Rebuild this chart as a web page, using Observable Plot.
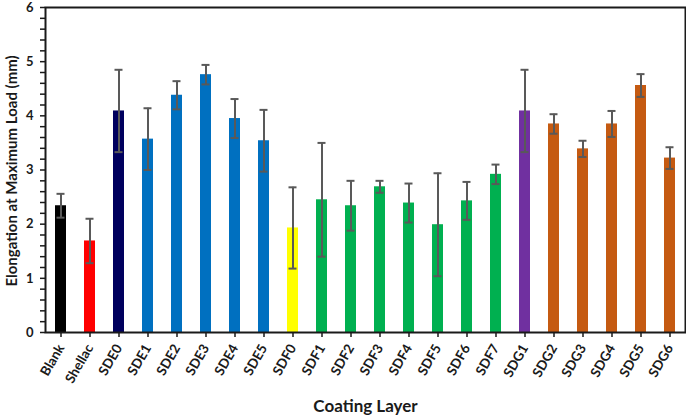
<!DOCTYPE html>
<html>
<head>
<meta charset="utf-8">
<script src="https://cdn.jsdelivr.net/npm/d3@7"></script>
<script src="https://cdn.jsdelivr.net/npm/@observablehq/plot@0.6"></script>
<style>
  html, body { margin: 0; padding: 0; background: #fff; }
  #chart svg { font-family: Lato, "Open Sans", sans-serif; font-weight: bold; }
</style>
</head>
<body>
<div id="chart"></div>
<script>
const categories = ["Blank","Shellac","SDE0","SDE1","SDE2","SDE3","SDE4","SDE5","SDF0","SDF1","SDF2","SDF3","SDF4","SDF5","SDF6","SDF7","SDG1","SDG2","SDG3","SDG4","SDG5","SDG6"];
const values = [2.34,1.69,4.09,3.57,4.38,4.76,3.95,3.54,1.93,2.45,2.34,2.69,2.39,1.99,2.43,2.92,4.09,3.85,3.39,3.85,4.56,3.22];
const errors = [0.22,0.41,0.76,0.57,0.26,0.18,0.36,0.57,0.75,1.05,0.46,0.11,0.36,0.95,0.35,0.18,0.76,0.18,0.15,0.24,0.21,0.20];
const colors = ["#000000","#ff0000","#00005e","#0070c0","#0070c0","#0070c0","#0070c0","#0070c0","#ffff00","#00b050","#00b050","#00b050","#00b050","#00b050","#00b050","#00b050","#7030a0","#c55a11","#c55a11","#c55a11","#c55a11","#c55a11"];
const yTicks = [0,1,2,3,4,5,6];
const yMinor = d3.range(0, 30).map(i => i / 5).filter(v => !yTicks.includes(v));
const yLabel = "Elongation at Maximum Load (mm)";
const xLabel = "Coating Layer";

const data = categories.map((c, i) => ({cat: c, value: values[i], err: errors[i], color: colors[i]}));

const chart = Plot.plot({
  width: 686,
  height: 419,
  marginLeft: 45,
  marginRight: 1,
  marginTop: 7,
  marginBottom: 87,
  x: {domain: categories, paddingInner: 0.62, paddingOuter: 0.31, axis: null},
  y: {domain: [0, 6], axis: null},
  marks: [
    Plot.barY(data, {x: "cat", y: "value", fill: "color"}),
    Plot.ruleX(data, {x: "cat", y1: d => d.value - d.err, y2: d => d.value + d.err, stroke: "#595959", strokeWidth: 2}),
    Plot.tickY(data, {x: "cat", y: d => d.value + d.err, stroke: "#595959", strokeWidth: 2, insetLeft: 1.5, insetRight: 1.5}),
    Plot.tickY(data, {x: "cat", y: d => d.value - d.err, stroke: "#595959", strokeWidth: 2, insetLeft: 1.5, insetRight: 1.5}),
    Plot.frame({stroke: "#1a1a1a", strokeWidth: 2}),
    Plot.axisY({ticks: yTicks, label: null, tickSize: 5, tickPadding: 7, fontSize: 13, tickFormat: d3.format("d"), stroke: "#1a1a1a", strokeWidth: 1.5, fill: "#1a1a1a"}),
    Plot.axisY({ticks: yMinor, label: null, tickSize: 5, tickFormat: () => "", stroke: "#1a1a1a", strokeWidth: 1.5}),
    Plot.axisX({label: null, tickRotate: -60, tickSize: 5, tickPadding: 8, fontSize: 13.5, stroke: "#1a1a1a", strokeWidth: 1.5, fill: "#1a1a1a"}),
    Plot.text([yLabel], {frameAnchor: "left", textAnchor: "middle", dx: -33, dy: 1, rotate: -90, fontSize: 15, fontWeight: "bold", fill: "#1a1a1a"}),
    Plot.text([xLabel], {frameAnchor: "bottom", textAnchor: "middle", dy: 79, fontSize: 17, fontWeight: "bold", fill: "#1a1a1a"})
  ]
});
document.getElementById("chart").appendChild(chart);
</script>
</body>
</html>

════════════════════

Every line that holds the string "chart" should be returned.

* _ANSWER FOR THE TASK_
Rebuild this chart as a web page, using Observable Plot.
  #chart svg { font-family: Lato, "Open Sans", sans-serif; font-weight: bold; }
<div id="chart"></div>
const chart = Plot.plot({
document.getElementById("chart").appendChild(chart);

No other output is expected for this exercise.